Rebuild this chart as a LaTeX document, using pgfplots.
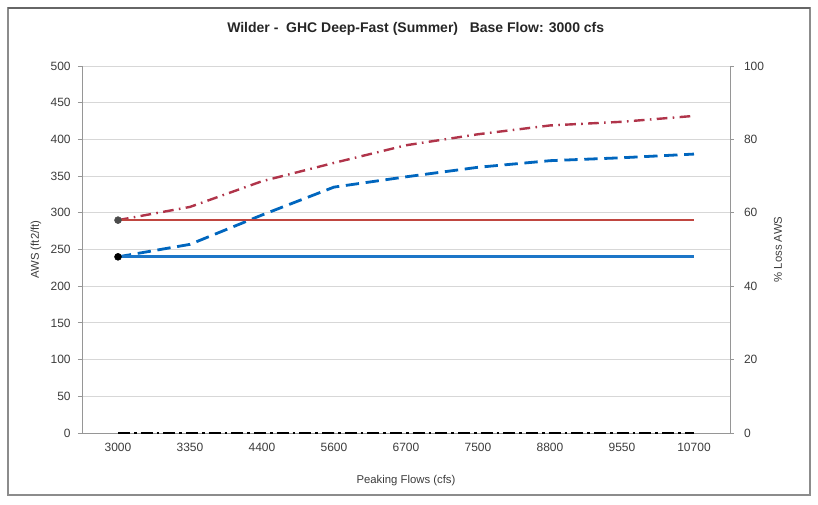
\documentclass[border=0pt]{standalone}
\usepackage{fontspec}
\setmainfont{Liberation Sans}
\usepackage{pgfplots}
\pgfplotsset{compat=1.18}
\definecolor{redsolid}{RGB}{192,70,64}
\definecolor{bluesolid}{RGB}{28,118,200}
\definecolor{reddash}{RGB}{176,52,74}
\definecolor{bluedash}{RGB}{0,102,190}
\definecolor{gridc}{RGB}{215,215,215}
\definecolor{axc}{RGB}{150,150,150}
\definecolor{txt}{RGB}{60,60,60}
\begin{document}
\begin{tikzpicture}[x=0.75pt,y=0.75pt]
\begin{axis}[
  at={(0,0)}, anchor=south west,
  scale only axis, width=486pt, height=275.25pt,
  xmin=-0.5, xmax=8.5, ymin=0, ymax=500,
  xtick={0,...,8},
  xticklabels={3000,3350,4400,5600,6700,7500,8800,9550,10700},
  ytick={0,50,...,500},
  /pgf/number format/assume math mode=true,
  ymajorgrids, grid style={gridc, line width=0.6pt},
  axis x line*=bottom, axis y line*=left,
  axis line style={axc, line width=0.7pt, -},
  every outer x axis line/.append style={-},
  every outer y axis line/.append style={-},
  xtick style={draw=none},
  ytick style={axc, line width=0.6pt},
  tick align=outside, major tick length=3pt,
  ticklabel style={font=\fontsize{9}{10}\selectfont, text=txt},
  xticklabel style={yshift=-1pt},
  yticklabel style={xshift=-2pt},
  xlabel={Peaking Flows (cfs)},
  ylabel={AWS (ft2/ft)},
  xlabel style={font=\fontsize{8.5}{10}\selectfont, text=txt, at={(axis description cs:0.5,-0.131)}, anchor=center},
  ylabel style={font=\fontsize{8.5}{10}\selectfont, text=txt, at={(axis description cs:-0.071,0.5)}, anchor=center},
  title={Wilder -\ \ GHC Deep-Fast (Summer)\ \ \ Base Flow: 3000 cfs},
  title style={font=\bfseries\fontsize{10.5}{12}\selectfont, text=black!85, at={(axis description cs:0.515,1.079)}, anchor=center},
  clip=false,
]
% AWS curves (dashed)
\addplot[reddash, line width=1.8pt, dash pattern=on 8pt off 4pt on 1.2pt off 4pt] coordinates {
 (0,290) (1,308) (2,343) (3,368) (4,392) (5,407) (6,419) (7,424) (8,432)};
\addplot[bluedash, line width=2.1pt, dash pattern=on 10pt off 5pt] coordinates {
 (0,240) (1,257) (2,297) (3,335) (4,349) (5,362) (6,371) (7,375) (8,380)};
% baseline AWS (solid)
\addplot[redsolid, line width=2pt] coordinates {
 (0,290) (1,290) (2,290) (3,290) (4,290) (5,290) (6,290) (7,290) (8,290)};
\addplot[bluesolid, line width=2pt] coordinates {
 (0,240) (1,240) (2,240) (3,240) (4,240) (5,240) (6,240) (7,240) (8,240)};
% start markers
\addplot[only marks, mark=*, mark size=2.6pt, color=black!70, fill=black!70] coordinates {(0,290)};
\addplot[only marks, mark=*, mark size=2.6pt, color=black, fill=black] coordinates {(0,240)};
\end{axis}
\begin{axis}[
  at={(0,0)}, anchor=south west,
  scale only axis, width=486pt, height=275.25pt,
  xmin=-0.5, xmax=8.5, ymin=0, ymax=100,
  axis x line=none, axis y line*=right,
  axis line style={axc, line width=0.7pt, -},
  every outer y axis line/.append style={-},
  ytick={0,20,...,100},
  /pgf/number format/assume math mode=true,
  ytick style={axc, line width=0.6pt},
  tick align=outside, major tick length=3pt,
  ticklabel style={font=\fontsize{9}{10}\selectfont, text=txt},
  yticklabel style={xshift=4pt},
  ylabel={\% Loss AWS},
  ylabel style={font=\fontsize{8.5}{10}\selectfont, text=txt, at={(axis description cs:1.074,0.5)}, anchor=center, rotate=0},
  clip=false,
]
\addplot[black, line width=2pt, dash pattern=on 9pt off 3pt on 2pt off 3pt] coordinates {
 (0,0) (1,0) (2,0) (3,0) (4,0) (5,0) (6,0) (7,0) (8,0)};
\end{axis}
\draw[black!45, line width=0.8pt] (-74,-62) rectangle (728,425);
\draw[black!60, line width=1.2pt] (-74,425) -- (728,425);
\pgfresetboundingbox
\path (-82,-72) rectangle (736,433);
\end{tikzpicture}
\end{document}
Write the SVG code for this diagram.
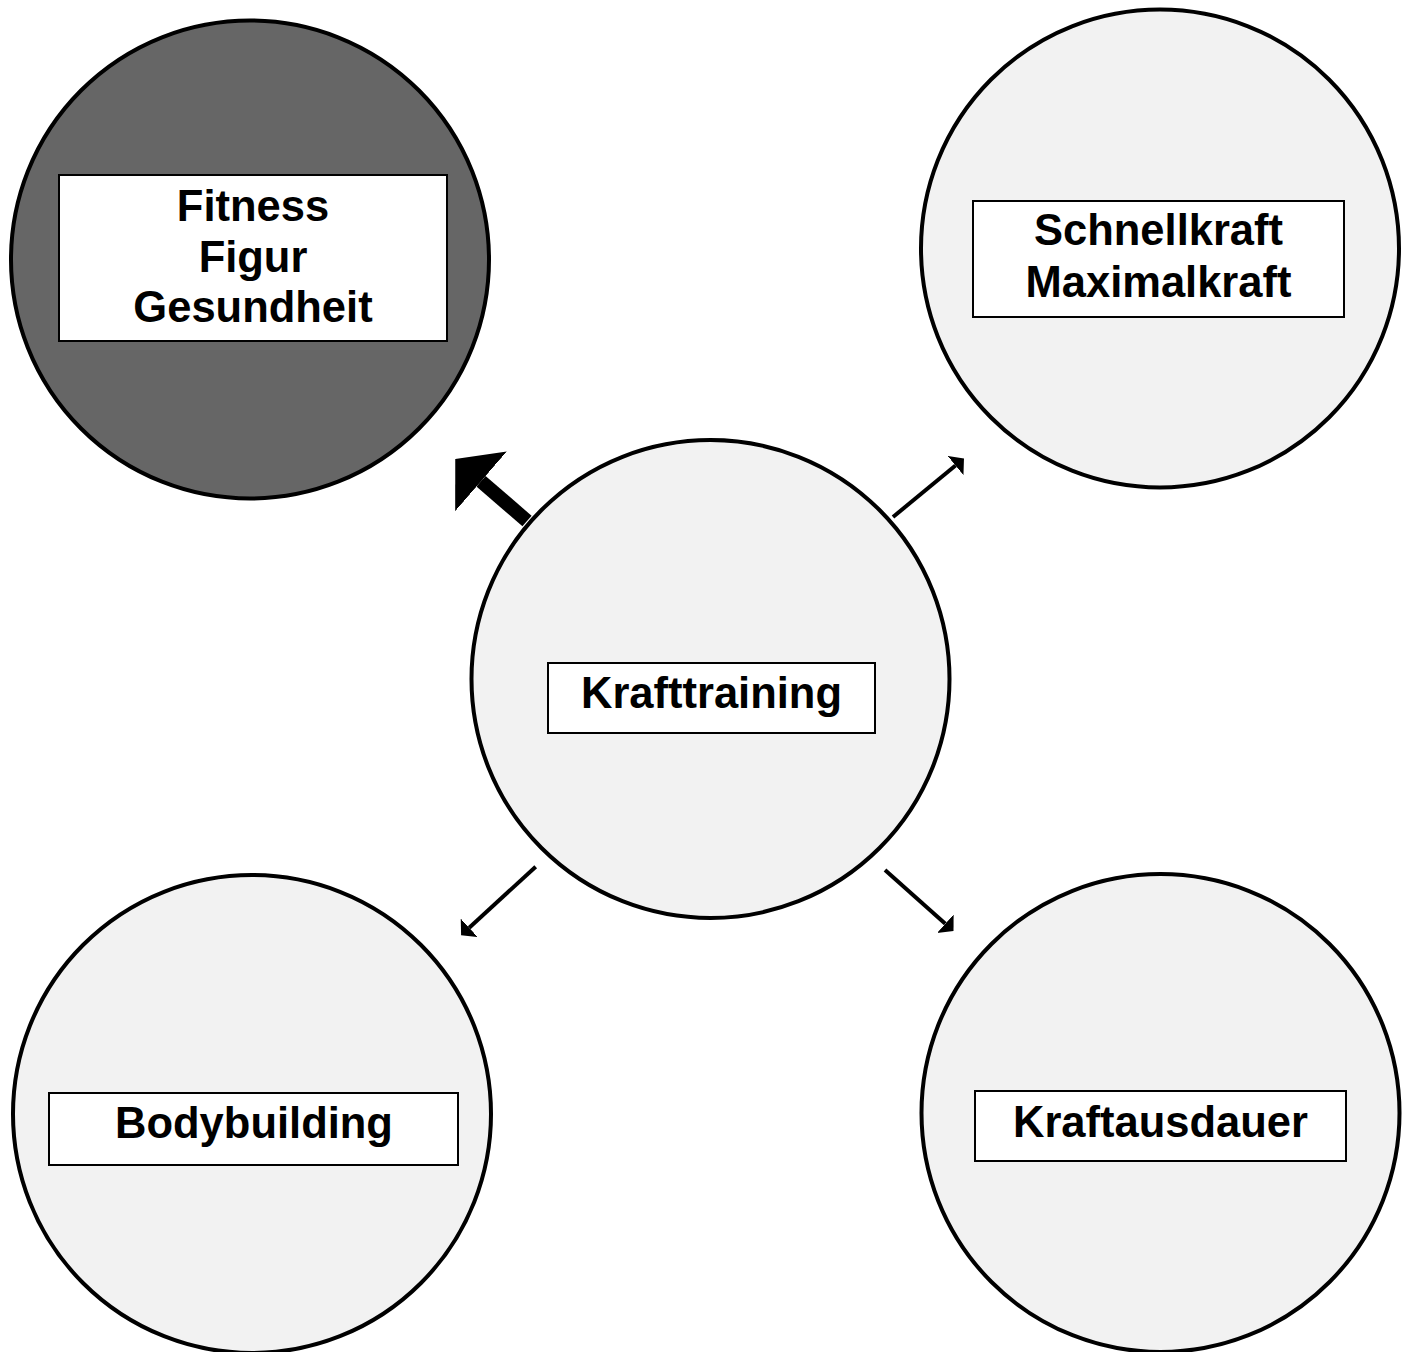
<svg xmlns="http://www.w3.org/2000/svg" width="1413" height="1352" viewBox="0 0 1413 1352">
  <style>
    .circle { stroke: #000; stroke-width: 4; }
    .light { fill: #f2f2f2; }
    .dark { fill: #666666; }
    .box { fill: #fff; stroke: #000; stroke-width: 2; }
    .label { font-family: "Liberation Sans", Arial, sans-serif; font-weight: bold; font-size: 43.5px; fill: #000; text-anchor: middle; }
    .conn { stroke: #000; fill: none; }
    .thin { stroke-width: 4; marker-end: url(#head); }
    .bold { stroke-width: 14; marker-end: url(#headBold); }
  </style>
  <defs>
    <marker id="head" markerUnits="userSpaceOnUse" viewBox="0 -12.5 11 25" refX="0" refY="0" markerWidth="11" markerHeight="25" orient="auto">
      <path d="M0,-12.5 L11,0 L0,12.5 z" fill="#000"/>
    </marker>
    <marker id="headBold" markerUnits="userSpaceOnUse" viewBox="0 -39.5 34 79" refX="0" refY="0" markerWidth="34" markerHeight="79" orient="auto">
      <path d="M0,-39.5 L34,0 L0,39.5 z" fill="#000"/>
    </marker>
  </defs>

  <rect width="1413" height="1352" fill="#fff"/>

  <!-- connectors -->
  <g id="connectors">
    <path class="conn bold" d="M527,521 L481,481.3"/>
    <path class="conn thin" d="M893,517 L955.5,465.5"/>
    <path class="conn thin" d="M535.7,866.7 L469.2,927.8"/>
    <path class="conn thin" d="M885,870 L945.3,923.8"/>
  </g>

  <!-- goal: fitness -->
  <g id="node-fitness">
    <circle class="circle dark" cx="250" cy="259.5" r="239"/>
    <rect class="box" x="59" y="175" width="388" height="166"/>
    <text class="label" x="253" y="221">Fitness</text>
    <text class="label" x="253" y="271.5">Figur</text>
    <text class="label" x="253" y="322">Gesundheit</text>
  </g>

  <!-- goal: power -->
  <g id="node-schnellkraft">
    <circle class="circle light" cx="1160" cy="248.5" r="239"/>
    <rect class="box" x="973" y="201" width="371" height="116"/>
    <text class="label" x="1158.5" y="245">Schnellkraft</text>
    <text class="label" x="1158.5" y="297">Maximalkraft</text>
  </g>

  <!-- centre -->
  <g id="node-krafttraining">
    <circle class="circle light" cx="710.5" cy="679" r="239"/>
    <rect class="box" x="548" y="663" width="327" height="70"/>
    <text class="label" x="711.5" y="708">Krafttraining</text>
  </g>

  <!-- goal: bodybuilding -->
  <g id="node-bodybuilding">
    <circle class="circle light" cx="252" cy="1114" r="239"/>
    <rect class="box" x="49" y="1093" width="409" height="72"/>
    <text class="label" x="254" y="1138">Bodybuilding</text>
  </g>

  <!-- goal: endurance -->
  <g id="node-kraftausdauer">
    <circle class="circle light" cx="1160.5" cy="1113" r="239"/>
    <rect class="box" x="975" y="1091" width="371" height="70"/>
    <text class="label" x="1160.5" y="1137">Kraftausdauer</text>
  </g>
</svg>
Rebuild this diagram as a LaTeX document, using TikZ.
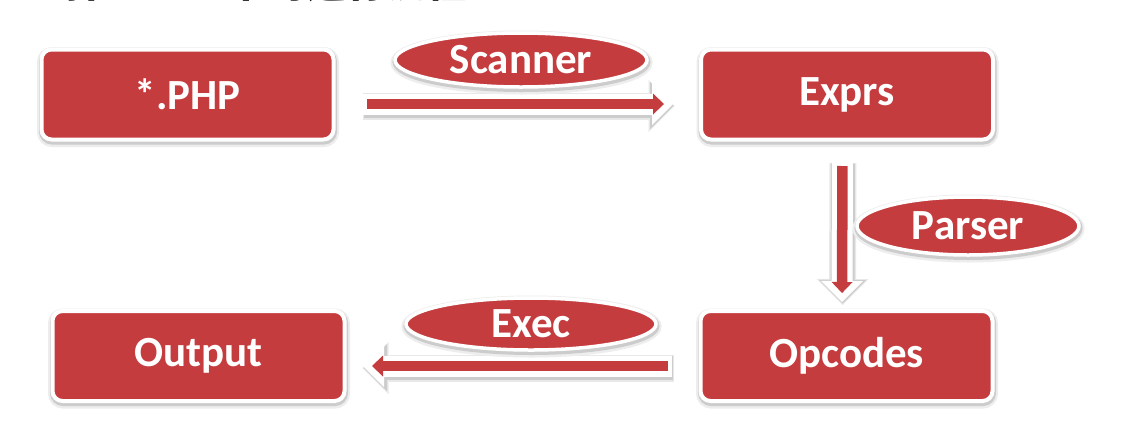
※
== TASK TO COMPLETE ==
Transcribe the whole listing exactly. Pictures stay out of your copy.

== ANSWER IN FULL ==
Rebuild this chart as a LaTeX document, using pgfplots.
\documentclass[border=0pt]{standalone}
\usepackage{fontspec}
\setmainfont{Liberation Sans}
\usepackage{pgfplots}
\pgfplotsset{compat=1.18}
\definecolor{redsolid}{RGB}{192,70,64}
\definecolor{bluesolid}{RGB}{28,118,200}
\definecolor{reddash}{RGB}{176,52,74}
\definecolor{bluedash}{RGB}{0,102,190}
\definecolor{gridc}{RGB}{215,215,215}
\definecolor{axc}{RGB}{150,150,150}
\definecolor{txt}{RGB}{60,60,60}
\begin{document}
\begin{tikzpicture}[x=0.75pt,y=0.75pt]
\begin{axis}[
  at={(0,0)}, anchor=south west,
  scale only axis, width=486pt, height=275.25pt,
  xmin=-0.5, xmax=8.5, ymin=0, ymax=500,
  xtick={0,...,8},
  xticklabels={3000,3350,4400,5600,6700,7500,8800,9550,10700},
  ytick={0,50,...,500},
  /pgf/number format/assume math mode=true,
  ymajorgrids, grid style={gridc, line width=0.6pt},
  axis x line*=bottom, axis y line*=left,
  axis line style={axc, line width=0.7pt, -},
  every outer x axis line/.append style={-},
  every outer y axis line/.append style={-},
  xtick style={draw=none},
  ytick style={axc, line width=0.6pt},
  tick align=outside, major tick length=3pt,
  ticklabel style={font=\fontsize{9}{10}\selectfont, text=txt},
  xticklabel style={yshift=-1pt},
  yticklabel style={xshift=-2pt},
  xlabel={Peaking Flows (cfs)},
  ylabel={AWS (ft2/ft)},
  xlabel style={font=\fontsize{8.5}{10}\selectfont, text=txt, at={(axis description cs:0.5,-0.131)}, anchor=center},
  ylabel style={font=\fontsize{8.5}{10}\selectfont, text=txt, at={(axis description cs:-0.071,0.5)}, anchor=center},
  title={Wilder -\ \ GHC Deep-Fast (Summer)\ \ \ Base Flow: 3000 cfs},
  title style={font=\bfseries\fontsize{10.5}{12}\selectfont, text=black!85, at={(axis description cs:0.515,1.079)}, anchor=center},
  clip=false,
]
% AWS curves (dashed)
\addplot[reddash, line width=1.8pt, dash pattern=on 8pt off 4pt on 1.2pt off 4pt] coordinates {
 (0,290) (1,308) (2,343) (3,368) (4,392) (5,407) (6,419) (7,424) (8,432)};
\addplot[bluedash, line width=2.1pt, dash pattern=on 10pt off 5pt] coordinates {
 (0,240) (1,257) (2,297) (3,335) (4,349) (5,362) (6,371) (7,375) (8,380)};
% baseline AWS (solid)
\addplot[redsolid, line width=2pt] coordinates {
 (0,290) (1,290) (2,290) (3,290) (4,290) (5,290) (6,290) (7,290) (8,290)};
\addplot[bluesolid, line width=2pt] coordinates {
 (0,240) (1,240) (2,240) (3,240) (4,240) (5,240) (6,240) (7,240) (8,240)};
% start markers
\addplot[only marks, mark=*, mark size=2.6pt, color=black!70, fill=black!70] coordinates {(0,290)};
\addplot[only marks, mark=*, mark size=2.6pt, color=black, fill=black] coordinates {(0,240)};
\end{axis}
\begin{axis}[
  at={(0,0)}, anchor=south west,
  scale only axis, width=486pt, height=275.25pt,
  xmin=-0.5, xmax=8.5, ymin=0, ymax=100,
  axis x line=none, axis y line*=right,
  axis line style={axc, line width=0.7pt, -},
  every outer y axis line/.append style={-},
  ytick={0,20,...,100},
  /pgf/number format/assume math mode=true,
  ytick style={axc, line width=0.6pt},
  tick align=outside, major tick length=3pt,
  ticklabel style={font=\fontsize{9}{10}\selectfont, text=txt},
  yticklabel style={xshift=4pt},
  ylabel={\% Loss AWS},
  ylabel style={font=\fontsize{8.5}{10}\selectfont, text=txt, at={(axis description cs:1.074,0.5)}, anchor=center, rotate=0},
  clip=false,
]
\addplot[black, line width=2pt, dash pattern=on 9pt off 3pt on 2pt off 3pt] coordinates {
 (0,0) (1,0) (2,0) (3,0) (4,0) (5,0) (6,0) (7,0) (8,0)};
\end{axis}
\draw[black!45, line width=0.8pt] (-74,-62) rectangle (728,425);
\draw[black!60, line width=1.2pt] (-74,425) -- (728,425);
\pgfresetboundingbox
\path (-82,-72) rectangle (736,433);
\end{tikzpicture}
\end{document}
Write the SVG code for this diagram.
<svg xmlns="http://www.w3.org/2000/svg" width="1413" height="1352" viewBox="0 0 1413 1352">
  <style>
    .circle { stroke: #000; stroke-width: 4; }
    .light { fill: #f2f2f2; }
    .dark { fill: #666666; }
    .box { fill: #fff; stroke: #000; stroke-width: 2; }
    .label { font-family: "Liberation Sans", Arial, sans-serif; font-weight: bold; font-size: 43.5px; fill: #000; text-anchor: middle; }
    .conn { stroke: #000; fill: none; }
    .thin { stroke-width: 4; marker-end: url(#head); }
    .bold { stroke-width: 14; marker-end: url(#headBold); }
  </style>
  <defs>
    <marker id="head" markerUnits="userSpaceOnUse" viewBox="0 -12.5 11 25" refX="0" refY="0" markerWidth="11" markerHeight="25" orient="auto">
      <path d="M0,-12.5 L11,0 L0,12.5 z" fill="#000"/>
    </marker>
    <marker id="headBold" markerUnits="userSpaceOnUse" viewBox="0 -39.5 34 79" refX="0" refY="0" markerWidth="34" markerHeight="79" orient="auto">
      <path d="M0,-39.5 L34,0 L0,39.5 z" fill="#000"/>
    </marker>
  </defs>

  <rect width="1413" height="1352" fill="#fff"/>

  <!-- connectors -->
  <g id="connectors">
    <path class="conn bold" d="M527,521 L481,481.3"/>
    <path class="conn thin" d="M893,517 L955.5,465.5"/>
    <path class="conn thin" d="M535.7,866.7 L469.2,927.8"/>
    <path class="conn thin" d="M885,870 L945.3,923.8"/>
  </g>

  <!-- goal: fitness -->
  <g id="node-fitness">
    <circle class="circle dark" cx="250" cy="259.5" r="239"/>
    <rect class="box" x="59" y="175" width="388" height="166"/>
    <text class="label" x="253" y="221">Fitness</text>
    <text class="label" x="253" y="271.5">Figur</text>
    <text class="label" x="253" y="322">Gesundheit</text>
  </g>

  <!-- goal: power -->
  <g id="node-schnellkraft">
    <circle class="circle light" cx="1160" cy="248.5" r="239"/>
    <rect class="box" x="973" y="201" width="371" height="116"/>
    <text class="label" x="1158.5" y="245">Schnellkraft</text>
    <text class="label" x="1158.5" y="297">Maximalkraft</text>
  </g>

  <!-- centre -->
  <g id="node-krafttraining">
    <circle class="circle light" cx="710.5" cy="679" r="239"/>
    <rect class="box" x="548" y="663" width="327" height="70"/>
    <text class="label" x="711.5" y="708">Krafttraining</text>
  </g>

  <!-- goal: bodybuilding -->
  <g id="node-bodybuilding">
    <circle class="circle light" cx="252" cy="1114" r="239"/>
    <rect class="box" x="49" y="1093" width="409" height="72"/>
    <text class="label" x="254" y="1138">Bodybuilding</text>
  </g>

  <!-- goal: endurance -->
  <g id="node-kraftausdauer">
    <circle class="circle light" cx="1160.5" cy="1113" r="239"/>
    <rect class="box" x="975" y="1091" width="371" height="70"/>
    <text class="label" x="1160.5" y="1137">Kraftausdauer</text>
  </g>
</svg>
Rebuild this diagram as a LaTeX document, using TikZ.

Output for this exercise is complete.